**Work required:**
Retype the data that follows line by line, exactly, and leave its pictures out.

**Supplied data:**
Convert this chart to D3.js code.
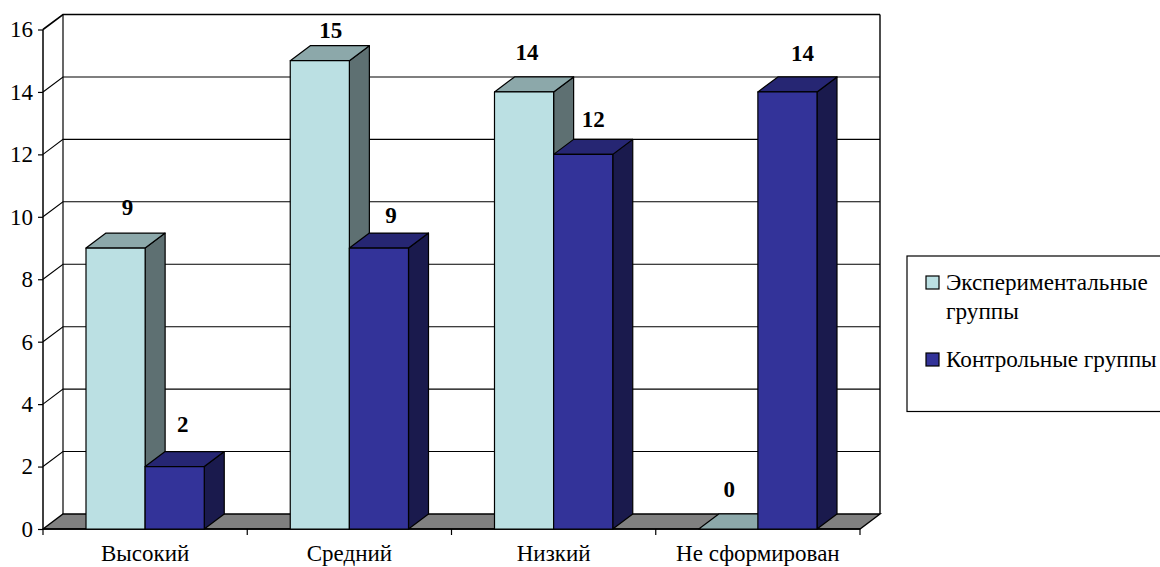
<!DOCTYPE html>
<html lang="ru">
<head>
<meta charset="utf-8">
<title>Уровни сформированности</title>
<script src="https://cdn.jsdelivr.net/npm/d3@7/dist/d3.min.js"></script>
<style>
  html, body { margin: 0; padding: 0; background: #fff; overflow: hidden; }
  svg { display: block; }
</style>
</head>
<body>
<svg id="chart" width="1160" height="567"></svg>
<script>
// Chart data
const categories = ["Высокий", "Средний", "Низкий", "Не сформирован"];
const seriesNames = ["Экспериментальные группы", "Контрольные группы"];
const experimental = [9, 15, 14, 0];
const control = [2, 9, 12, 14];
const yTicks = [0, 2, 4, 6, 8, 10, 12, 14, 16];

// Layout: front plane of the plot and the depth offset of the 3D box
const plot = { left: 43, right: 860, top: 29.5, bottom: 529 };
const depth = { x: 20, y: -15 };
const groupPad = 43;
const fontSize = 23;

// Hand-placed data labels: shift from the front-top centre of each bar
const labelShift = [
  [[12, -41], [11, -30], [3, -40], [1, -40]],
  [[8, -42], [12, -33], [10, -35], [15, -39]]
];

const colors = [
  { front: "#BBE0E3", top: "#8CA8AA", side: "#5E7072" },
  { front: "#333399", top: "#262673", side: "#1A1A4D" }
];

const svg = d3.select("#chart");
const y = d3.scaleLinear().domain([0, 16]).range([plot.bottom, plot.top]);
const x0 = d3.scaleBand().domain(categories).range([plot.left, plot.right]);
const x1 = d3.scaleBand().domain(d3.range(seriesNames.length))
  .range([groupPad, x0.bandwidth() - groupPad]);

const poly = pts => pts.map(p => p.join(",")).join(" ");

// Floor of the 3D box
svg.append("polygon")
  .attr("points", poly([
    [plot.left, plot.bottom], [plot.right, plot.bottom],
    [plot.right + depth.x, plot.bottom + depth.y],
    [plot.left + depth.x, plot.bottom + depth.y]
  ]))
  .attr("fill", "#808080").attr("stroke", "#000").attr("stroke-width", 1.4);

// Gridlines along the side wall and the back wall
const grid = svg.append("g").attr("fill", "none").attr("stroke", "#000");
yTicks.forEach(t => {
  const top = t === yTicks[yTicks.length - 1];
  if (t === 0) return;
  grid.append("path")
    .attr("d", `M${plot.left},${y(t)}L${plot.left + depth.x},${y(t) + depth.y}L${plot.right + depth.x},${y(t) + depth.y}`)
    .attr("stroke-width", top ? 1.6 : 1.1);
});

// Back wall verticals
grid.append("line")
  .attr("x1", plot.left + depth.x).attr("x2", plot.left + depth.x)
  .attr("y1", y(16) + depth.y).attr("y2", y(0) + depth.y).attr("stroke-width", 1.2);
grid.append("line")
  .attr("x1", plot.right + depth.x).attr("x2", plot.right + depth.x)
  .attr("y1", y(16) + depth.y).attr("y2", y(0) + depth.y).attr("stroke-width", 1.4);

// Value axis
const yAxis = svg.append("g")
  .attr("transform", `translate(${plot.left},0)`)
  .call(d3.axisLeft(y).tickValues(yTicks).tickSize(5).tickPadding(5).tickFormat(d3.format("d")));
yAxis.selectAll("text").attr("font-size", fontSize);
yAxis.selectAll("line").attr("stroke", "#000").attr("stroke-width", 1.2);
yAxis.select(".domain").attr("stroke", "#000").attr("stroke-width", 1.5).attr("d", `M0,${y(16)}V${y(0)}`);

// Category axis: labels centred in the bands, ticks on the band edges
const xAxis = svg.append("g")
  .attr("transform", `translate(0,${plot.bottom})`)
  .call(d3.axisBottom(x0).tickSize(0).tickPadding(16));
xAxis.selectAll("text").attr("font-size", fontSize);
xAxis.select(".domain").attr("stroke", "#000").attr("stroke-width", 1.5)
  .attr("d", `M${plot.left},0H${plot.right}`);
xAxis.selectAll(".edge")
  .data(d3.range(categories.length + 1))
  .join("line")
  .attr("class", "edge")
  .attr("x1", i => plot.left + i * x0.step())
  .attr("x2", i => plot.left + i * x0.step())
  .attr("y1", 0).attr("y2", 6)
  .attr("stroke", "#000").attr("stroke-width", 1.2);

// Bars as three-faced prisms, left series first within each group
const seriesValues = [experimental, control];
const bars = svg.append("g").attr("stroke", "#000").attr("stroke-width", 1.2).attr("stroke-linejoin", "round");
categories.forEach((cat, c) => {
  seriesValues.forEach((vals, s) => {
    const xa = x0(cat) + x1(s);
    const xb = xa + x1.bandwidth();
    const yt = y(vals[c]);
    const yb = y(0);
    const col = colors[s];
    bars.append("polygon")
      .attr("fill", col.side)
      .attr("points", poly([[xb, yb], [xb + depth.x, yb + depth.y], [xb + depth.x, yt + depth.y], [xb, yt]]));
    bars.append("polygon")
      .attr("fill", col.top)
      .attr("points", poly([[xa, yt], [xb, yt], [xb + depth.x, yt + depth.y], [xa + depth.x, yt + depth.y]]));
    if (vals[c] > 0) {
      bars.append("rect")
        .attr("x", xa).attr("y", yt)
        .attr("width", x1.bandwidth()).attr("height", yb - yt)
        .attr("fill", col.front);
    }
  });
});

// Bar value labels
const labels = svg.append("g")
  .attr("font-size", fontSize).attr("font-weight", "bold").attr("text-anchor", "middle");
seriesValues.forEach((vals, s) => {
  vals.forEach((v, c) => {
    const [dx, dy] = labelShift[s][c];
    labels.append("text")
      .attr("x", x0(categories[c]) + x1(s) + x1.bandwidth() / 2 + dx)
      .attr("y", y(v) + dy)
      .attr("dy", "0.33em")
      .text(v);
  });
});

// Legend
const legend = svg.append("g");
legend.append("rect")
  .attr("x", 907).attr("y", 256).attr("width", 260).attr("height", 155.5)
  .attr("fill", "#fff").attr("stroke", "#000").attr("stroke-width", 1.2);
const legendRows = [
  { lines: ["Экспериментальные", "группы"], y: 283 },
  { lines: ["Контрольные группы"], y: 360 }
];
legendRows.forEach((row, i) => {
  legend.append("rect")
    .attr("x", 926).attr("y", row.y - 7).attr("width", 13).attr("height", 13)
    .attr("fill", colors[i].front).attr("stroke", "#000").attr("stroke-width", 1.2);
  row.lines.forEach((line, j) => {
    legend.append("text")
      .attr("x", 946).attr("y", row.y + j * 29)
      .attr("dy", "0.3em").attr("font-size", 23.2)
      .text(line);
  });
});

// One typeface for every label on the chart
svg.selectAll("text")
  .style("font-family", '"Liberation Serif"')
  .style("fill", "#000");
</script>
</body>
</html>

**Full answer:**
Convert this chart to D3.js code.
<!DOCTYPE html>
<html lang="ru">
<head>
<meta charset="utf-8">
<title>Уровни сформированности</title>
<script src="https://cdn.jsdelivr.net/npm/d3@7/dist/d3.min.js"></script>
<style>
  html, body { margin: 0; padding: 0; background: #fff; overflow: hidden; }
  svg { display: block; }
</style>
</head>
<body>
<svg id="chart" width="1160" height="567"></svg>
<script>
// Chart data
const categories = ["Высокий", "Средний", "Низкий", "Не сформирован"];
const seriesNames = ["Экспериментальные группы", "Контрольные группы"];
const experimental = [9, 15, 14, 0];
const control = [2, 9, 12, 14];
const yTicks = [0, 2, 4, 6, 8, 10, 12, 14, 16];

// Layout: front plane of the plot and the depth offset of the 3D box
const plot = { left: 43, right: 860, top: 29.5, bottom: 529 };
const depth = { x: 20, y: -15 };
const groupPad = 43;
const fontSize = 23;

// Hand-placed data labels: shift from the front-top centre of each bar
const labelShift = [
  [[12, -41], [11, -30], [3, -40], [1, -40]],
  [[8, -42], [12, -33], [10, -35], [15, -39]]
];

const colors = [
  { front: "#BBE0E3", top: "#8CA8AA", side: "#5E7072" },
  { front: "#333399", top: "#262673", side: "#1A1A4D" }
];

const svg = d3.select("#chart");
const y = d3.scaleLinear().domain([0, 16]).range([plot.bottom, plot.top]);
const x0 = d3.scaleBand().domain(categories).range([plot.left, plot.right]);
const x1 = d3.scaleBand().domain(d3.range(seriesNames.length))
  .range([groupPad, x0.bandwidth() - groupPad]);

const poly = pts => pts.map(p => p.join(",")).join(" ");

// Floor of the 3D box
svg.append("polygon")
  .attr("points", poly([
    [plot.left, plot.bottom], [plot.right, plot.bottom],
    [plot.right + depth.x, plot.bottom + depth.y],
    [plot.left + depth.x, plot.bottom + depth.y]
  ]))
  .attr("fill", "#808080").attr("stroke", "#000").attr("stroke-width", 1.4);

// Gridlines along the side wall and the back wall
const grid = svg.append("g").attr("fill", "none").attr("stroke", "#000");
yTicks.forEach(t => {
  const top = t === yTicks[yTicks.length - 1];
  if (t === 0) return;
  grid.append("path")
    .attr("d", `M${plot.left},${y(t)}L${plot.left + depth.x},${y(t) + depth.y}L${plot.right + depth.x},${y(t) + depth.y}`)
    .attr("stroke-width", top ? 1.6 : 1.1);
});

// Back wall verticals
grid.append("line")
  .attr("x1", plot.left + depth.x).attr("x2", plot.left + depth.x)
  .attr("y1", y(16) + depth.y).attr("y2", y(0) + depth.y).attr("stroke-width", 1.2);
grid.append("line")
  .attr("x1", plot.right + depth.x).attr("x2", plot.right + depth.x)
  .attr("y1", y(16) + depth.y).attr("y2", y(0) + depth.y).attr("stroke-width", 1.4);

// Value axis
const yAxis = svg.append("g")
  .attr("transform", `translate(${plot.left},0)`)
  .call(d3.axisLeft(y).tickValues(yTicks).tickSize(5).tickPadding(5).tickFormat(d3.format("d")));
yAxis.selectAll("text").attr("font-size", fontSize);
yAxis.selectAll("line").attr("stroke", "#000").attr("stroke-width", 1.2);
yAxis.select(".domain").attr("stroke", "#000").attr("stroke-width", 1.5).attr("d", `M0,${y(16)}V${y(0)}`);

// Category axis: labels centred in the bands, ticks on the band edges
const xAxis = svg.append("g")
  .attr("transform", `translate(0,${plot.bottom})`)
  .call(d3.axisBottom(x0).tickSize(0).tickPadding(16));
xAxis.selectAll("text").attr("font-size", fontSize);
xAxis.select(".domain").attr("stroke", "#000").attr("stroke-width", 1.5)
  .attr("d", `M${plot.left},0H${plot.right}`);
xAxis.selectAll(".edge")
  .data(d3.range(categories.length + 1))
  .join("line")
  .attr("class", "edge")
  .attr("x1", i => plot.left + i * x0.step())
  .attr("x2", i => plot.left + i * x0.step())
  .attr("y1", 0).attr("y2", 6)
  .attr("stroke", "#000").attr("stroke-width", 1.2);

// Bars as three-faced prisms, left series first within each group
const seriesValues = [experimental, control];
const bars = svg.append("g").attr("stroke", "#000").attr("stroke-width", 1.2).attr("stroke-linejoin", "round");
categories.forEach((cat, c) => {
  seriesValues.forEach((vals, s) => {
    const xa = x0(cat) + x1(s);
    const xb = xa + x1.bandwidth();
    const yt = y(vals[c]);
    const yb = y(0);
    const col = colors[s];
    bars.append("polygon")
      .attr("fill", col.side)
      .attr("points", poly([[xb, yb], [xb + depth.x, yb + depth.y], [xb + depth.x, yt + depth.y], [xb, yt]]));
    bars.append("polygon")
      .attr("fill", col.top)
      .attr("points", poly([[xa, yt], [xb, yt], [xb + depth.x, yt + depth.y], [xa + depth.x, yt + depth.y]]));
    if (vals[c] > 0) {
      bars.append("rect")
        .attr("x", xa).attr("y", yt)
        .attr("width", x1.bandwidth()).attr("height", yb - yt)
        .attr("fill", col.front);
    }
  });
});

// Bar value labels
const labels = svg.append("g")
  .attr("font-size", fontSize).attr("font-weight", "bold").attr("text-anchor", "middle");
seriesValues.forEach((vals, s) => {
  vals.forEach((v, c) => {
    const [dx, dy] = labelShift[s][c];
    labels.append("text")
      .attr("x", x0(categories[c]) + x1(s) + x1.bandwidth() / 2 + dx)
      .attr("y", y(v) + dy)
      .attr("dy", "0.33em")
      .text(v);
  });
});

// Legend
const legend = svg.append("g");
legend.append("rect")
  .attr("x", 907).attr("y", 256).attr("width", 260).attr("height", 155.5)
  .attr("fill", "#fff").attr("stroke", "#000").attr("stroke-width", 1.2);
const legendRows = [
  { lines: ["Экспериментальные", "группы"], y: 283 },
  { lines: ["Контрольные группы"], y: 360 }
];
legendRows.forEach((row, i) => {
  legend.append("rect")
    .attr("x", 926).attr("y", row.y - 7).attr("width", 13).attr("height", 13)
    .attr("fill", colors[i].front).attr("stroke", "#000").attr("stroke-width", 1.2);
  row.lines.forEach((line, j) => {
    legend.append("text")
      .attr("x", 946).attr("y", row.y + j * 29)
      .attr("dy", "0.3em").attr("font-size", 23.2)
      .text(line);
  });
});

// One typeface for every label on the chart
svg.selectAll("text")
  .style("font-family", '"Liberation Serif"')
  .style("fill", "#000");
</script>
</body>
</html>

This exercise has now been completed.